Directions
Output exactly the lines from the first one down to the line containing "step = band / n", inclusive.
● ● ● ● ●
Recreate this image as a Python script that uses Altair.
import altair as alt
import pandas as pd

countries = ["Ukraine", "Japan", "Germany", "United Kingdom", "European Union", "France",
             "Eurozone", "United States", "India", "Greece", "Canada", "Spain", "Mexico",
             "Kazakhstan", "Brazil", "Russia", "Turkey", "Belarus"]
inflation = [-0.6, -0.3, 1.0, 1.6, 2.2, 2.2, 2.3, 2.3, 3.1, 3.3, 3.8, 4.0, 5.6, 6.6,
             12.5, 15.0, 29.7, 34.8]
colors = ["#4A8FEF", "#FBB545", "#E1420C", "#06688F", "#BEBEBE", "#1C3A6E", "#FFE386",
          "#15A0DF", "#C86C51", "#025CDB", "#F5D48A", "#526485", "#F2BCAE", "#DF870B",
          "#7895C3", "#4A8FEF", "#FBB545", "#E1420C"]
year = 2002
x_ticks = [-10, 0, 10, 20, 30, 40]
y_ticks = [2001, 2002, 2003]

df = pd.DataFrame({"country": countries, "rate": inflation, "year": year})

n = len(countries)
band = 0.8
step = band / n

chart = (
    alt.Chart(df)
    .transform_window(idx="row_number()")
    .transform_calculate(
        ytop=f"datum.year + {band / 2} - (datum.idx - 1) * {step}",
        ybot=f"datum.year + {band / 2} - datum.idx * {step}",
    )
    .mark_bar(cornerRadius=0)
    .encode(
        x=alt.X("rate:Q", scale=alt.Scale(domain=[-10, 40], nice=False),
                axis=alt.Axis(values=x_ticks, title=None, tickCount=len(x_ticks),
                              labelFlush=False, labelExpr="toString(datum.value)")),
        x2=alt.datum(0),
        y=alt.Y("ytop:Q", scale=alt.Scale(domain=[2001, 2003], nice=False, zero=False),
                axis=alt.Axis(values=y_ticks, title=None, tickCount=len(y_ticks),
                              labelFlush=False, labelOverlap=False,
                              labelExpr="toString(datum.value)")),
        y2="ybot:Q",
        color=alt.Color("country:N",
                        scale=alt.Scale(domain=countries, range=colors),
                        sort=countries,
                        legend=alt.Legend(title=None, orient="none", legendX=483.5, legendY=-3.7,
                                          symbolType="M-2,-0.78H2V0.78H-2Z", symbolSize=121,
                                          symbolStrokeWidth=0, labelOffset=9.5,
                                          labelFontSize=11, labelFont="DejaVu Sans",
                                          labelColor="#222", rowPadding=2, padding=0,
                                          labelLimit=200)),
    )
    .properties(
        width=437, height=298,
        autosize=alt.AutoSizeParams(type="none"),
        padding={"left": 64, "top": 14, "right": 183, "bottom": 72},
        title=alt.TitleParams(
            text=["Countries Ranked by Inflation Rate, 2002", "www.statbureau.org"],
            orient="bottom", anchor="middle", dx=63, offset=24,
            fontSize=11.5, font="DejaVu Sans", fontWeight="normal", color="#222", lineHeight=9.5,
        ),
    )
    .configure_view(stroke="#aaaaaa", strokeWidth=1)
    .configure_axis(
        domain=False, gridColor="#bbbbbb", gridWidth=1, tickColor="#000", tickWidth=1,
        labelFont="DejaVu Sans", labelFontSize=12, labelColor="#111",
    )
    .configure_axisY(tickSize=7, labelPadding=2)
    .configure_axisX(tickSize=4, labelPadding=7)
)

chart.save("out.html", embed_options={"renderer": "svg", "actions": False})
● ● ● ● ●
The reply
Recreate this image as a Python script that uses Altair.
import altair as alt
import pandas as pd

countries = ["Ukraine", "Japan", "Germany", "United Kingdom", "European Union", "France",
             "Eurozone", "United States", "India", "Greece", "Canada", "Spain", "Mexico",
             "Kazakhstan", "Brazil", "Russia", "Turkey", "Belarus"]
inflation = [-0.6, -0.3, 1.0, 1.6, 2.2, 2.2, 2.3, 2.3, 3.1, 3.3, 3.8, 4.0, 5.6, 6.6,
             12.5, 15.0, 29.7, 34.8]
colors = ["#4A8FEF", "#FBB545", "#E1420C", "#06688F", "#BEBEBE", "#1C3A6E", "#FFE386",
          "#15A0DF", "#C86C51", "#025CDB", "#F5D48A", "#526485", "#F2BCAE", "#DF870B",
          "#7895C3", "#4A8FEF", "#FBB545", "#E1420C"]
year = 2002
x_ticks = [-10, 0, 10, 20, 30, 40]
y_ticks = [2001, 2002, 2003]

df = pd.DataFrame({"country": countries, "rate": inflation, "year": year})

n = len(countries)
band = 0.8
step = band / n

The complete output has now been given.